If you have a show that gets 12 million viewers.  You as a network would much, much rather have the majority be from Live Same Day, not only do ad buyers only consider the first 3 days, the percentage of people that watch commercials (what is important) is at only 20 percent of the people who use DVR's.  So basically for each 5 persons gained in adults 18-49, only one really counts.

And TAR actually live (and live Same day) numbers are very strong for CBS, and strong for broadcast tv.  We are averaging 13 - 15th place so far this cycle, and while that's not the best placement we have ever had, its better then our normal average.  For all the declines across the board in broadcast tv, TAR(which has dropped) has dropped a far lesser rates, then almost all programs on CBS (there are 5 shows that have aired in the last 5 years that have held better, out of over a hundred programs put out by CBS in those same 5 years).

themikko95:
Hey guys, I wanna ask which is more important: the number of viewers or the weekly rank.

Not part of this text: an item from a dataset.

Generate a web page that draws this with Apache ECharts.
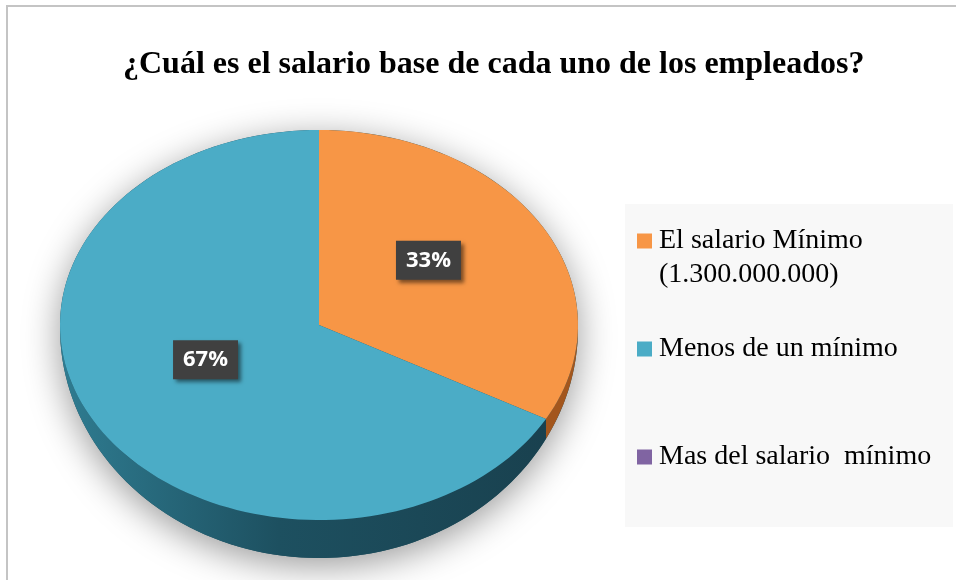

Thanks!

theschnauzers:

--- Quote from: themikko95 on March 15, 2013, 05:20:19 AM ---Hey guys, I wanna ask which is more important: the number of viewers or the weekly rank. Thanks!

--- End quote ---
Themikko95, both are relative. The weekly ranking has importance because the general decline in broadcast ratings and that is one tool to provide context. The actual number of viewers is relevant in comparison to other shows aired at the same time, or at least on the same night.